Outro ponto interessante é a estrutura formal: o cordel, tão popular e acessível, aqui se torna veículo de erudição e complexidade. Cabral manipula o gênero com maestria, conseguindo falar simultaneamente para o povo e para os acadêmicos. A obra é, portanto, um ato de democratização da literatura e, ao mesmo tempo, de afirmação de seu caráter crítico. É raro ver uma obra que consegue ser tão rigorosa no formal e tão ampla no simbólico.

O texto, em cordel, acompanha Severino, retirante que atravessa o sertão (Foto: Wiki)
O texto, em cordel, acompanha Severino, retirante que atravessa o sertão (Foto: Wiki)
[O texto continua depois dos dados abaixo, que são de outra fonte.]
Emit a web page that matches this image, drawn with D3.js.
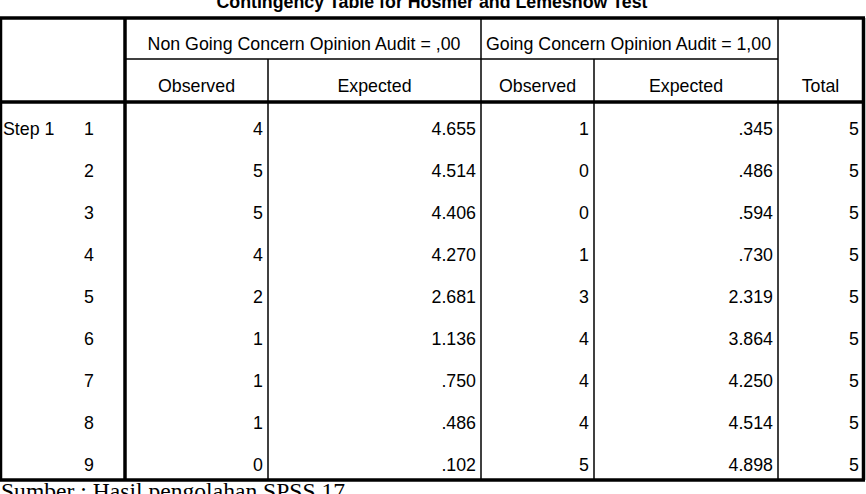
<!DOCTYPE html>
<html><head><meta charset="utf-8">
<script src="https://cdn.jsdelivr.net/npm/d3@7"></script>
<style>body{margin:0;background:#fff;overflow:hidden}svg{display:block}</style>
</head><body>
<script>
const title = "Contingency Table for Hosmer and Lemeshow Test";
const groupHeaders = ["Non Going Concern Opinion Audit = ,00", "Going Concern Opinion Audit = 1,00"];
const subHeaders = ["Observed", "Expected", "Observed", "Expected"];
const totalHeader = "Total";
const stepLabel = "Step 1";
const groups = ["1","2","3","4","5","6","7","8","9"];
const nonObserved = ["4","5","5","4","2","1","1","1","0"];
const nonExpected = ["4.655","4.514","4.406","4.270","2.681","1.136",".750",".486",".102"];
const gcObserved = ["1","0","0","1","3","4","4","4","5"];
const gcExpected = [".345",".486",".594",".730","2.319","3.864","4.250","4.514","4.898"];
const totals = ["5","5","5","5","5","5","5","5","5"];
const footnote = "Sumber : Hasil pengolahan SPSS 17";

const W = 866, H = 494;
const svg = d3.select("body").append("svg").attr("width", W).attr("height", H);
const font = "'Liberation Sans', Arial, sans-serif";

// column edges
const colEdges = [0, 125, 268, 481, 594, 778, 863];
const tTop = 18, tMid = 59, hdrBottom = 102, tBottom = 480;

const y = d3.scaleBand().domain(groups).range([hdrBottom, tBottom]);

// title
svg.append("text").attr("x", 432).attr("y", 8).attr("text-anchor", "middle")
  .attr("font-family", font).attr("font-weight", "bold").attr("font-size", 17.8)
  .text(title);

const g = svg.append("g");
function line(x1, y1, x2, y2, w) {
  g.append("line").attr("x1", x1).attr("y1", y1).attr("x2", x2).attr("y2", y2)
    .attr("stroke", "#000").attr("stroke-width", w);
}
// horizontal
line(0, tTop, 865, tTop, 3.5);
line(colEdges[1], tMid, colEdges[5], tMid, 1.5);
line(0, hdrBottom, 865, hdrBottom, 3.5);
line(0, tBottom, 865, tBottom, 3.5);
// vertical
line(1, tTop, 1, tBottom, 2.5);
line(colEdges[1], tTop, colEdges[1], tBottom, 3.5);
line(colEdges[2], tMid, colEdges[2], tBottom, 1.5);
line(colEdges[3], tTop, colEdges[3], tBottom, 1.5);
line(colEdges[4], tMid, colEdges[4], tBottom, 1.5);
line(colEdges[5], tTop, colEdges[5], tBottom, 1.5);
line(863.5, tTop, 863.5, tBottom, 3.5);

const fs = 17.8;
function txt(x, yy, s, anchor) {
  svg.append("text").attr("x", x).attr("y", yy).attr("text-anchor", anchor || "start")
    .attr("font-family", font).attr("font-size", fs).attr("fill", "#000").text(s);
}
// header
txt((colEdges[1] + colEdges[3]) / 2 + 1, 50, groupHeaders[0], "middle");
txt((colEdges[3] + colEdges[5]) / 2 - 1, 50, groupHeaders[1], "middle");
subHeaders.forEach((s, i) => txt((colEdges[i + 1] + colEdges[i + 2]) / 2, 92, s, "middle"));
txt((colEdges[5] + colEdges[6]) / 2, 92, totalHeader, "middle");

// body
const cols = [nonObserved, nonExpected, gcObserved, gcExpected, totals];
groups.forEach((gr, r) => {
  const by = y(gr) + 33;
  if (r === 0) txt(3, by, stepLabel);
  txt(84, by, gr);
  cols.forEach((arr, c) => {
    const right = colEdges[c + 2] - (c === 4 ? 4 : 5);
    txt(right, by, arr[r], "end");
  });
});

// footnote
svg.append("text").attr("x", 1).attr("y", 499).attr("font-family", "'Liberation Serif', 'Times New Roman', serif")
  .attr("font-size", 23.6).attr("fill", "#000").text(footnote);
</script>
</body></html>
Morte e Vida Severina continua atual porque toca em questões estruturais que ainda persistem. A seca não é apenas meteorológica; é social, política e econômica. O retirante que Severino representa ainda existe, em diferentes formas e contextos, em várias regiões do Brasil. A obra permanece relevante porque nos obriga a confrontar as contradições de nossa história e de nossa sociedade: a fome e a riqueza, a negligência e o heroísmo cotidiano, a vida e a morte. Cabral nos oferece, assim, não apenas poesia, mas reflexão, denúncia e, sobretudo, consciência crítica — tudo embalado em versos que seguem marchando, incansáveis, pelo sertão da nossa própria memória coletiva.